Andy Fastrow seems to be the major culprit. He was the CFO who paid himself a fortune while doctoring the books. But the film also indicates that he was the fall guy; Ken Lay and Jeff Skilling also needed to know what was going on.

That Ken Lay is a Baptist minister's son doesn't surprise me much. The whole company was run on a theology, rather than on any remotely useful business practice. Between Skilling's theological risk taking--despite any evidence that the motorbike risks OR the business risks were doing anyone any good--and the faithful doctoring of books are truly acts of religious faith, but the type of irrational thinking that caused Bertrand Russell to write, "Why I Am Not a Christian."

It's intriguing to see how particularly Skilling rationalizes the company's--and his--activities. Even when confronted by a Senator on how he was encouraging employees to invest in Enron, he was cashing out to the tune of many millions of dollars. He still felt he was "right" in doing so. "No, I didn't do nuthin' wrong." Like a spoiled pre-adolescent.

That the director had access to so much information--e-mails, audio tapes of criminal activity, Senate hearings, made the film particularly valuable, and certainly credible.
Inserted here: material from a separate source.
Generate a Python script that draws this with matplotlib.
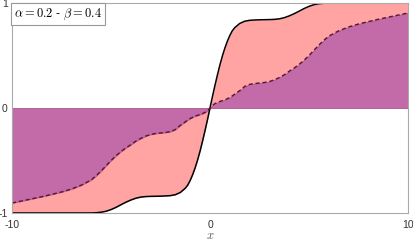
import matplotlib
matplotlib.use('Agg')
import matplotlib.pyplot as plt

# ====================== DADOS ======================
x = [-10, -9.5, -9, -8.5, -8, -7.5, -7, -6.5, -6, -5.75, -5.5, -5.25, -5, -4.75,
     -4.5, -4.25, -4, -3.75, -3.5, -3.25, -3, -2.75, -2.5, -2.25, -2, -1.75, -1.5,
     -1.25, -1.125, -1, -0.875, -0.75, -0.625, -0.5, -0.375, -0.25, -0.125,
     0,
     0.125, 0.25, 0.375, 0.5, 0.625, 0.75, 0.875, 1, 1.125, 1.25, 1.5, 1.75, 2,
     2.25, 2.5, 2.75, 3, 3.25, 3.5, 3.75, 4, 4.25, 4.5, 4.75, 5, 5.25, 5.5, 5.75,
     6, 6.5, 7, 7.5, 8, 8.5, 9, 9.5, 10]

solid = [-1.0, -1.0, -1.0, -1.0, -1.0, -1.0, -1.0, -1.0, -1.0, -0.998, -0.993,
         -0.984, -0.968, -0.947, -0.922, -0.898, -0.877, -0.86, -0.849, -0.844,
         -0.842, -0.841, -0.84, -0.838, -0.835, -0.826, -0.805, -0.765, -0.735,
         -0.69, -0.635, -0.57, -0.495, -0.41, -0.315, -0.215, -0.11,
         0.0,
         0.11, 0.215, 0.315, 0.41, 0.495, 0.57, 0.635, 0.69, 0.735, 0.765, 0.805,
         0.826, 0.835, 0.838, 0.84, 0.841, 0.842, 0.844, 0.849, 0.86, 0.877, 0.898,
         0.922, 0.947, 0.968, 0.984, 0.993, 0.998, 1.0, 1.0, 1.0, 1.0, 1.0, 1.0,
         1.0, 1.0, 1.0]

dashed = [-0.905, -0.885, -0.865, -0.845, -0.823, -0.80, -0.772, -0.735, -0.685,
          -0.645, -0.60, -0.55, -0.50, -0.455, -0.415, -0.38, -0.35, -0.316, -0.29,
          -0.268, -0.252, -0.243, -0.238, -0.233, -0.225, -0.205, -0.165, -0.132,
          -0.115, -0.10, -0.088, -0.077, -0.07, -0.062, -0.053, -0.042, -0.025,
          0.0,
          0.025, 0.042, 0.053, 0.062, 0.07, 0.077, 0.088, 0.10, 0.115, 0.132, 0.165,
          0.205, 0.225, 0.233, 0.238, 0.243, 0.252, 0.268, 0.29, 0.316, 0.35, 0.38,
          0.415, 0.455, 0.50, 0.55, 0.60, 0.645, 0.685, 0.735, 0.772, 0.80, 0.823,
          0.845, 0.865, 0.885, 0.905]

xticks = [-10, 0, 10]
yticks = [-1, 0, 1]
label = r'$\alpha = 0.2$ - $\beta = 0.4$'

# ====================== FIGURA ======================
plt.rcParams['mathtext.fontset'] = 'cm'
plt.rcParams['font.family'] = ['Liberation Sans', 'DejaVu Sans']
plt.rcParams['axes.unicode_minus'] = False

fig = plt.figure(figsize=(4.14, 2.42), dpi=100)
ax = fig.add_axes([0.029, 0.12, 0.9565, 0.8676])

pink = '#ffa3a3'
purple = '#c36ba8'

zeros = [0.0] * len(x)
ax.fill_between(x, solid, dashed, color=pink, lw=0)
ax.fill_between(x, dashed, zeros, facecolor=purple, edgecolor='#a8568f', lw=0.6)
ax.plot(x, solid, color='black', lw=1.1)
ax.plot(x, dashed, color='#5a1630', lw=1.0, ls=(0, (3, 2)))

ax.set_xlim(-10, 10)
ax.set_ylim(-1, 1)
ax.set_xticks(xticks)
ax.set_yticks(yticks)
ax.set_xticklabels([str(t) for t in xticks])
ax.set_yticklabels([str(t) for t in yticks])
ax.tick_params(length=0, labelsize=7.5, colors='#333333', pad=3)
ax.tick_params(axis='x', pad=5)
for s in ax.spines.values():
    s.set_color('#aaaaaa')
    s.set_linewidth(0.8)

ax.set_xlabel(r'$x$', fontsize=9, color='#555555', labelpad=0)

# caixa com os parametros (canto superior esquerdo)
ax.text(0.005, 0.985, label, transform=ax.transAxes, fontsize=9,
        ha='left', va='top',
        bbox=dict(boxstyle='square,pad=0.25', fc='white', ec='#999999', lw=0.8))

fig.savefig('out.png', dpi=100)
And the clear implication of Arnold Schwarznegger's peripheral part in the scheme--at least his election to governor of CA because of Grey Davis's inability to confront the Enron debacle head-on--is something to examine, and keep our eyes on during the Lay and Skilling's trials early in 2006.

Much of what I could say other critics have already noted. But one point not yet covered was stated by the whistle blower perhaps most responsible for spilling the Enron beans: There's little reason to think it's an abberation.
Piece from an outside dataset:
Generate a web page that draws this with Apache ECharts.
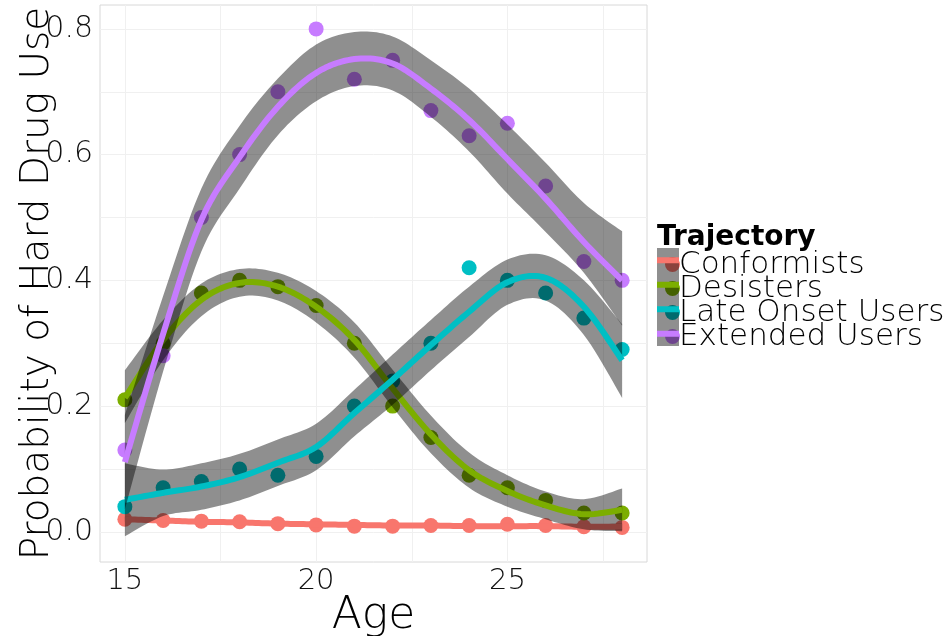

And, before I forget, many interviewed for the film, those " in the know," insist that the banks who participated HAD TO KNOW TOO what was going on. They too should be tried for their part in the debacle.

I think it's important that Lay and Skilling be tried--and convicted--for their heinous crimes. But I may be in the minority who thinks that those lower on the corporate totem pole--those, for instance, who were talking of the megabucks they were making off of the California energy consumers, and of retiring at 30--should also pay for their crimes. One can't rationalize their behavior either, just because the corporate culture seemed to foster it.

Well, seeing the film has prodded me to get the book, read it, and work zealously to prevent other things from happening in the future.